YOUR GOAL: Extract the records in full, leaving every picture out.

EXTRACTED ENTRIES:
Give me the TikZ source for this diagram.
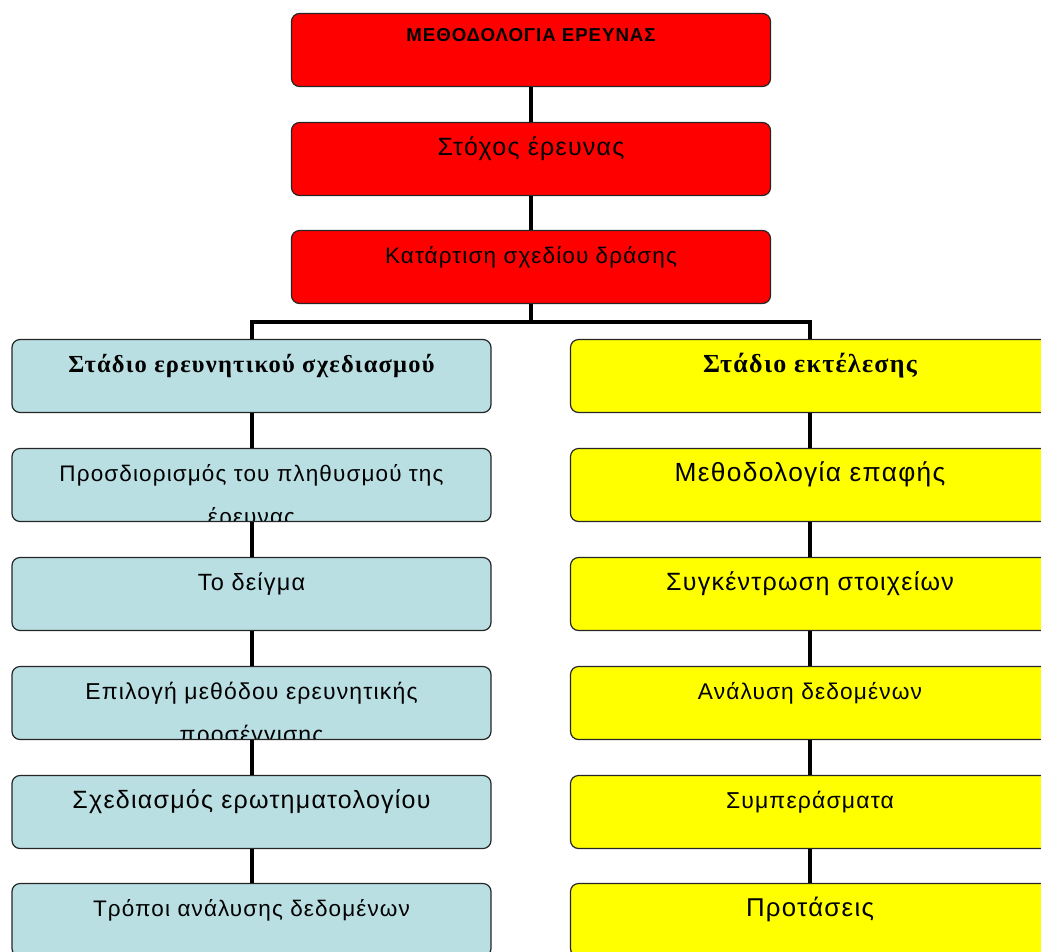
\documentclass[tikz,border=0pt]{standalone}
\usepackage{fontspec}
\setmainfont{Liberation Sans}[LetterSpace=5]
\newfontfamily\headfont{Liberation Serif}[LetterSpace=5]
\definecolor{boxred}{RGB}{255,0,0}
\definecolor{boxblue}{RGB}{185,223,227}
\definecolor{boxyellow}{RGB}{255,255,0}
\newcommand\twoline[2]{\begin{tabular}[t]{@{}c@{}}#1\\#2\end{tabular}}
\tikzset{
    box/.style={draw=black!85, line width=1.2pt, rounded corners=8pt,
        minimum width=479pt, minimum height=73pt, inner sep=0pt},
    redbox/.style={box, fill=boxred},
    bluebox/.style={box, fill=boxblue},
    yellowbox/.style={box, fill=boxyellow},
    textdrop/.store in=\boxdrop, textdrop=33pt,
    txt/.style 2 args={path picture={
        \node[anchor=base, inner sep=0pt, font=#1]
            at ([yshift=-\boxdrop]path picture bounding box.north) {#2};}},
    link/.style={line width=4pt}
}
\begin{document}
\begin{tikzpicture}[x=1pt, y=-1pt]
    \clip (0,0) rectangle (1041,951);

    % Main stages
    \node[redbox, textdrop=28pt, txt={\bfseries\fontsize{18.7}{22}\selectfont}{ΜΕΘΟΔΟΛΟΓΙΑ ΕΡΕΥΝΑΣ}] (title) at (531,50) {};
    \node[redbox, txt={\fontsize{25}{30}\selectfont}{Στόχος έρευνας}] (goal) at (531,159) {};
    \node[redbox, txt={\fontsize{22.5}{30}\selectfont}{Κατάρτιση σχεδίου δράσης}] (plan) at (531,267) {};

    % Left branch
    \node[bluebox, txt={\headfont\bfseries\fontsize{24.5}{30}\selectfont}{Στάδιο ερευνητικού σχεδιασμού}] (l0) at (251.5,376) {};
    \node[bluebox, txt={\fontsize{22.5}{43}\selectfont}{\twoline{Προσδιορισμός του πληθυσμού της}{έρευνας}}] (l1) at (251.5,485) {};
    \node[bluebox, txt={\fontsize{23.5}{30}\selectfont}{Το δείγμα}] (l2) at (251.5,594) {};
    \node[bluebox, txt={\fontsize{23}{43}\selectfont}{\twoline{Επιλογή μεθόδου ερευνητικής}{προσέγγισης}}] (l3) at (251.5,703) {};
    \node[bluebox, txt={\fontsize{25}{30}\selectfont}{Σχεδιασμός ερωτηματολογίου}] (l4) at (251.5,812) {};
    \node[bluebox, txt={\fontsize{22.5}{30}\selectfont}{Τρόποι ανάλυσης δεδομένων}] (l5) at (251.5,920) {};

    % Right branch
    \node[yellowbox, txt={\headfont\bfseries\fontsize{26}{30}\selectfont}{Στάδιο εκτέλεσης}] (r0) at (810,376) {};
    \node[yellowbox, txt={\fontsize{26.3}{30}\selectfont}{Μεθοδολογία επαφής}] (r1) at (810,485) {};
    \node[yellowbox, txt={\fontsize{25}{30}\selectfont}{Συγκέντρωση στοιχείων}] (r2) at (810,594) {};
    \node[yellowbox, txt={\fontsize{22.7}{30}\selectfont}{Ανάλυση δεδομένων}] (r3) at (810,703) {};
    \node[yellowbox, txt={\fontsize{23}{30}\selectfont}{Συμπεράσματα}] (r4) at (810,812) {};
    \node[yellowbox, txt={\fontsize{25.8}{30}\selectfont}{Προτάσεις}] (r5) at (810,920) {};

    % Connectors
    \coordinate (split) at (531,322);
    \draw[link] (title) -- (goal);
    \draw[link] (goal) -- (plan);
    \draw[link] (plan) -- (split);
    \draw[link] (l0.north) |- (split) -| (r0.north);
    \foreach \a/\b in {0/1,1/2,2/3,3/4,4/5} {
        \draw[link] (l\a) -- (l\b);
        \draw[link] (r\a) -- (r\b);
    }
\end{tikzpicture}
\end{document}
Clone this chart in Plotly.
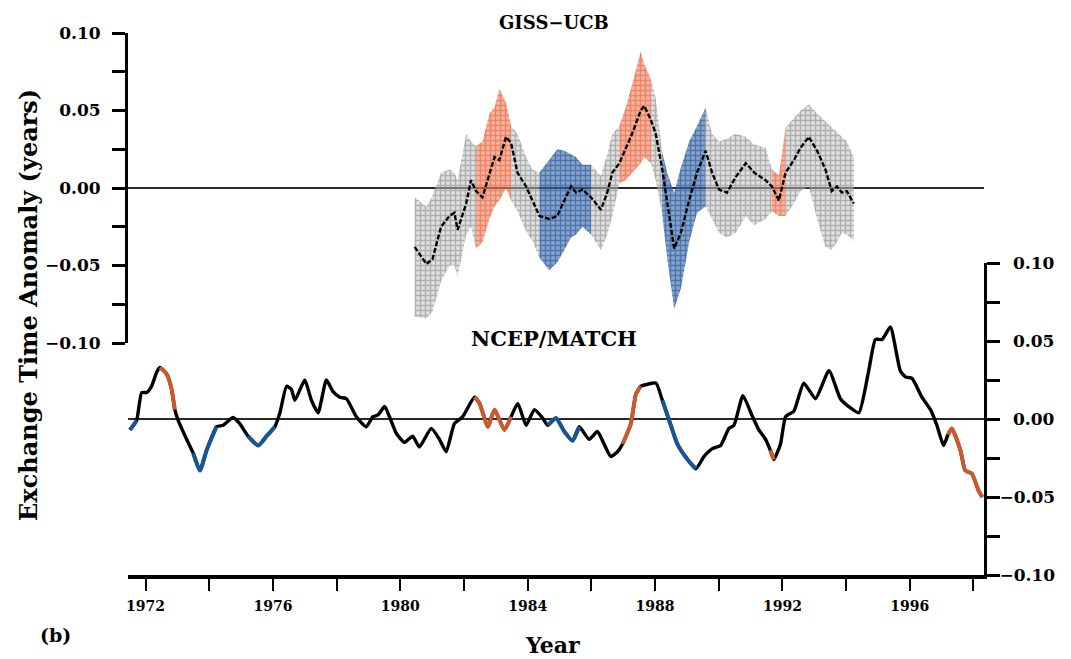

EXERCISE SOLUTION:
Give me the TikZ source for this diagram.
\documentclass[tikz,border=0pt]{standalone}
\usepackage{fontspec}
\setmainfont{Liberation Sans}[LetterSpace=5]
\newfontfamily\headfont{Liberation Serif}[LetterSpace=5]
\definecolor{boxred}{RGB}{255,0,0}
\definecolor{boxblue}{RGB}{185,223,227}
\definecolor{boxyellow}{RGB}{255,255,0}
\newcommand\twoline[2]{\begin{tabular}[t]{@{}c@{}}#1\\#2\end{tabular}}
\tikzset{
    box/.style={draw=black!85, line width=1.2pt, rounded corners=8pt,
        minimum width=479pt, minimum height=73pt, inner sep=0pt},
    redbox/.style={box, fill=boxred},
    bluebox/.style={box, fill=boxblue},
    yellowbox/.style={box, fill=boxyellow},
    textdrop/.store in=\boxdrop, textdrop=33pt,
    txt/.style 2 args={path picture={
        \node[anchor=base, inner sep=0pt, font=#1]
            at ([yshift=-\boxdrop]path picture bounding box.north) {#2};}},
    link/.style={line width=4pt}
}
\begin{document}
\begin{tikzpicture}[x=1pt, y=-1pt]
    \clip (0,0) rectangle (1041,951);

    % Main stages
    \node[redbox, textdrop=28pt, txt={\bfseries\fontsize{18.7}{22}\selectfont}{ΜΕΘΟΔΟΛΟΓΙΑ ΕΡΕΥΝΑΣ}] (title) at (531,50) {};
    \node[redbox, txt={\fontsize{25}{30}\selectfont}{Στόχος έρευνας}] (goal) at (531,159) {};
    \node[redbox, txt={\fontsize{22.5}{30}\selectfont}{Κατάρτιση σχεδίου δράσης}] (plan) at (531,267) {};

    % Left branch
    \node[bluebox, txt={\headfont\bfseries\fontsize{24.5}{30}\selectfont}{Στάδιο ερευνητικού σχεδιασμού}] (l0) at (251.5,376) {};
    \node[bluebox, txt={\fontsize{22.5}{43}\selectfont}{\twoline{Προσδιορισμός του πληθυσμού της}{έρευνας}}] (l1) at (251.5,485) {};
    \node[bluebox, txt={\fontsize{23.5}{30}\selectfont}{Το δείγμα}] (l2) at (251.5,594) {};
    \node[bluebox, txt={\fontsize{23}{43}\selectfont}{\twoline{Επιλογή μεθόδου ερευνητικής}{προσέγγισης}}] (l3) at (251.5,703) {};
    \node[bluebox, txt={\fontsize{25}{30}\selectfont}{Σχεδιασμός ερωτηματολογίου}] (l4) at (251.5,812) {};
    \node[bluebox, txt={\fontsize{22.5}{30}\selectfont}{Τρόποι ανάλυσης δεδομένων}] (l5) at (251.5,920) {};

    % Right branch
    \node[yellowbox, txt={\headfont\bfseries\fontsize{26}{30}\selectfont}{Στάδιο εκτέλεσης}] (r0) at (810,376) {};
    \node[yellowbox, txt={\fontsize{26.3}{30}\selectfont}{Μεθοδολογία επαφής}] (r1) at (810,485) {};
    \node[yellowbox, txt={\fontsize{25}{30}\selectfont}{Συγκέντρωση στοιχείων}] (r2) at (810,594) {};
    \node[yellowbox, txt={\fontsize{22.7}{30}\selectfont}{Ανάλυση δεδομένων}] (r3) at (810,703) {};
    \node[yellowbox, txt={\fontsize{23}{30}\selectfont}{Συμπεράσματα}] (r4) at (810,812) {};
    \node[yellowbox, txt={\fontsize{25.8}{30}\selectfont}{Προτάσεις}] (r5) at (810,920) {};

    % Connectors
    \coordinate (split) at (531,322);
    \draw[link] (title) -- (goal);
    \draw[link] (goal) -- (plan);
    \draw[link] (plan) -- (split);
    \draw[link] (l0.north) |- (split) -| (r0.north);
    \foreach \a/\b in {0/1,1/2,2/3,3/4,4/5} {
        \draw[link] (l\a) -- (l\b);
        \draw[link] (r\a) -- (r\b);
    }
\end{tikzpicture}
\end{document}
Clone this chart in Plotly.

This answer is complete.